++++ Stored data ++++
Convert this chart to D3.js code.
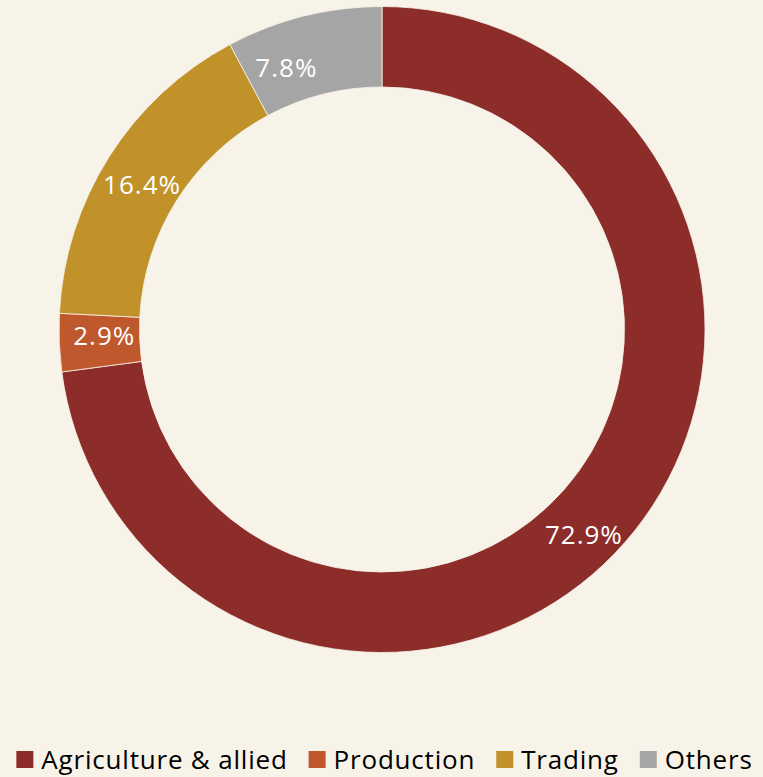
<!DOCTYPE html>
<html>
<head>
<meta charset="utf-8">
<script src="https://cdn.jsdelivr.net/npm/d3@7"></script>
<style>
  html, body { margin: 0; padding: 0; background: #F7F3E9; }
  svg { display: block; }
</style>
</head>
<body>
<svg id="chart"></svg>
<script>
// ---- data ----
var categories = ["Agriculture & allied", "Production", "Trading", "Others"];
var shares = [72.9, 2.9, 16.4, 7.8];
var colors = ["#8C2D29", "#C0582D", "#C1922A", "#A5A5A5"];

// ---- sizing ----
var width = 763, height = 777;
var cx = 382, cy = 329.5;
var outerR = 323, innerR = 242.5;

// Excel moved a few labels a little off the ring middle
var labelNudge = [[-11, 18], [5, -6], [-1, 6], [-27, 12]];

var svg = d3.select("#chart")
    .attr("width", width)
    .attr("height", height)
    .style("font-family", "'Open Sans', Lato, sans-serif");

svg.append("rect")
    .attr("width", width).attr("height", height)
    .attr("fill", "#F7F3E9");

var pie = d3.pie().sort(null).value(function(d) { return d; });
var arc = d3.arc().innerRadius(innerR).outerRadius(outerR);
var labelArc = d3.arc().innerRadius(283).outerRadius(283);

var g = svg.append("g").attr("transform", "translate(" + cx + "," + cy + ")");
var arcs = pie(shares);

g.selectAll("path")
  .data(arcs)
  .enter().append("path")
    .attr("d", arc)
    .attr("fill", function(d, i) { return colors[i]; })
    .attr("stroke", "#F7F3E9")
    .attr("stroke-width", 0.8);

g.selectAll("text.lbl")
  .data(arcs)
  .enter().append("text")
    .attr("class", "lbl")
    .attr("x", function(d, i) { return labelArc.centroid(d)[0] + labelNudge[i][0]; })
    .attr("y", function(d, i) { return labelArc.centroid(d)[1] + labelNudge[i][1]; })
    .attr("text-anchor", "middle")
    .attr("dominant-baseline", "central")
    .attr("fill", "#ffffff")
    .style("font-size", "26px")
    .style("letter-spacing", "1px")
    .text(function(d) { return d.data.toFixed(1) + "%"; });

// ---- legend ----
var legend = svg.append("g");
var box = 17, gap = 8, itemGap = 21, legendY = 769;
var items = legend.selectAll("g")
  .data(categories)
  .enter().append("g");

items.append("rect")
    .attr("width", box).attr("height", box)
    .attr("y", legendY - box - 1)
    .attr("fill", function(d, i) { return colors[i]; });

items.append("text")
    .attr("x", box + gap)
    .attr("y", legendY)
    .attr("fill", "#000")
    .style("font-size", "26px")
    .style("letter-spacing", "0.8px")
    .text(function(d) { return d; });

// lay items out side by side, centred (a touch right, like the original)
var widths = [];
items.each(function() { widths.push(this.getBBox().width); });
var total = d3.sum(widths) + itemGap * (widths.length - 1);
var xpos = (width - total) / 2 + 3;
items.attr("transform", function(d, i) {
  var t = "translate(" + xpos + ",0)";
  xpos += widths[i] + itemGap;
  return t;
});
</script>
</body>
</html>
++++
**Exercise brief:** Please repeat exactly the data above from its first line to the line that contains "return d.data.toFixed(1) +", inclusive, and leave every picture out.

**Exercise output:**
Convert this chart to D3.js code.
<!DOCTYPE html>
<html>
<head>
<meta charset="utf-8">
<script src="https://cdn.jsdelivr.net/npm/d3@7"></script>
<style>
  html, body { margin: 0; padding: 0; background: #F7F3E9; }
  svg { display: block; }
</style>
</head>
<body>
<svg id="chart"></svg>
<script>
// ---- data ----
var categories = ["Agriculture & allied", "Production", "Trading", "Others"];
var shares = [72.9, 2.9, 16.4, 7.8];
var colors = ["#8C2D29", "#C0582D", "#C1922A", "#A5A5A5"];

// ---- sizing ----
var width = 763, height = 777;
var cx = 382, cy = 329.5;
var outerR = 323, innerR = 242.5;

// Excel moved a few labels a little off the ring middle
var labelNudge = [[-11, 18], [5, -6], [-1, 6], [-27, 12]];

var svg = d3.select("#chart")
    .attr("width", width)
    .attr("height", height)
    .style("font-family", "'Open Sans', Lato, sans-serif");

svg.append("rect")
    .attr("width", width).attr("height", height)
    .attr("fill", "#F7F3E9");

var pie = d3.pie().sort(null).value(function(d) { return d; });
var arc = d3.arc().innerRadius(innerR).outerRadius(outerR);
var labelArc = d3.arc().innerRadius(283).outerRadius(283);

var g = svg.append("g").attr("transform", "translate(" + cx + "," + cy + ")");
var arcs = pie(shares);

g.selectAll("path")
  .data(arcs)
  .enter().append("path")
    .attr("d", arc)
    .attr("fill", function(d, i) { return colors[i]; })
    .attr("stroke", "#F7F3E9")
    .attr("stroke-width", 0.8);

g.selectAll("text.lbl")
  .data(arcs)
  .enter().append("text")
    .attr("class", "lbl")
    .attr("x", function(d, i) { return labelArc.centroid(d)[0] + labelNudge[i][0]; })
    .attr("y", function(d, i) { return labelArc.centroid(d)[1] + labelNudge[i][1]; })
    .attr("text-anchor", "middle")
    .attr("dominant-baseline", "central")
    .attr("fill", "#ffffff")
    .style("font-size", "26px")
    .style("letter-spacing", "1px")
    .text(function(d) { return d.data.toFixed(1) + "%"; });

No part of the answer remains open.